02
de junho de 2013 | N° 17451
MARTHA
MEDEIROS
A secretária e a patroa
Estreou
semana passada o filme francês A Datilógrafa, que ainda não vi e possivelmente
não verei em função do meu pouco tempo livre. Minha patroa anda cada vez mais
ocupada, e quem segura o rojão sou eu, claro.
Mas
seria ótimo assistir a um filme onde, finalmente, sou protagonista. Pelo que
ouvi dizer, a história se passa em 1958, quando as mulheres estavam começando a
colocar as manguinhas de fora. Uma garota de 21 anos recebe de presente uma máquina
de escrever e resolve aventurar-se no excitante mercado de trabalho, esforçando-se
para ser uma boa secretária, que era a atividade adequada às moças daquela época.
Depois
o filme parece que vira uma competição, e daí por diante não sei mais nada, mas
o resumo inicial me fez lembrar de quando ganhei, aos 13 anos, uma Olivetti
Lettera 32. Tirei-a do estojo com o maior cuidado e suspirei: estava ali o
passaporte para a profissão que eu sempre havia sonhado exercer.
Fiz
um curso de datilografia e passei a praticar todo dia.
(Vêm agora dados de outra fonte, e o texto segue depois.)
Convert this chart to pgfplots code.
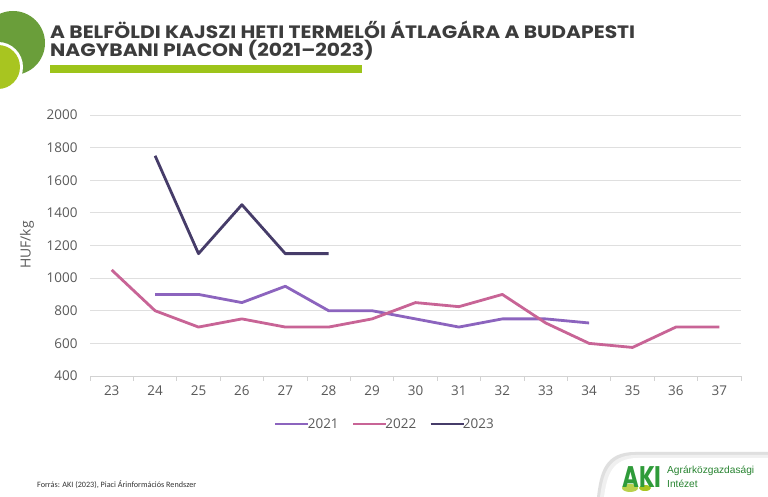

Comecei a escrever
poemas só para exercitar os dedos no teclado, eu que até então me atrevera
apenas aos diários escritos à mão. Vinha um verso, vinha outro, e eu ali,
treinando, fazendo de conta que era poeta, até que tivesse idade suficiente
para virar a secretária que eu desejava ser.
Num
acesso de loucura, acabei mandando uns poemas para uma editora e, pra encurtar
a história, publicaram um livro meu. Já trabalhava como redatora publicitária
nessa época, porque tinha que ganhar algum dinheiro, mas lembro que, quando
faltava uma secretária na agência, eu me oferecia para ficar no lugar dela. E
tive meu dia de telefonista também.
O
tempo passou e lancei outro livro, e mais outro, e depois da poesia veio a crônica,
abandonei a propaganda, fui apresentada ao computador, comecei a escrever para
vários jornais, meus textos passaram a ser adaptados para o teatro, iniciei na
ficção e aí aconteceu: virei secretária de mim mesma.
Hoje,
realizada, passo 80% do dia atendendo ligações, respondendo toneladas de e-mails,
avaliando contratos, agendando entrevistas, negociando prazos de entrega, indo
ao cartório para reconhecer firma, ao correio para remeter livros, ao súper
para fazer as compras da casa, negociando cachês com revistas, trocando
mensagens com a contadora, marcando sessões de fotos, providenciando vouchers
de hotéis e passagens aéreas para os compromissos fora do Estado, autorizando
publicações de textos em livros didáticos, avaliando novas propostas de
trabalho e me desculpando em nome da minha patroa por ela não conseguir atender
todos os pedidos de leitura de blogs.
Não
sei o que seria dela se não contasse comigo para esse serviço de secretariado,
se bem que hoje a madame abusou: me botou para escrever sua coluna. Espero que
não acostume, só me falta ter que assumir os seus 20% restantes de tempo.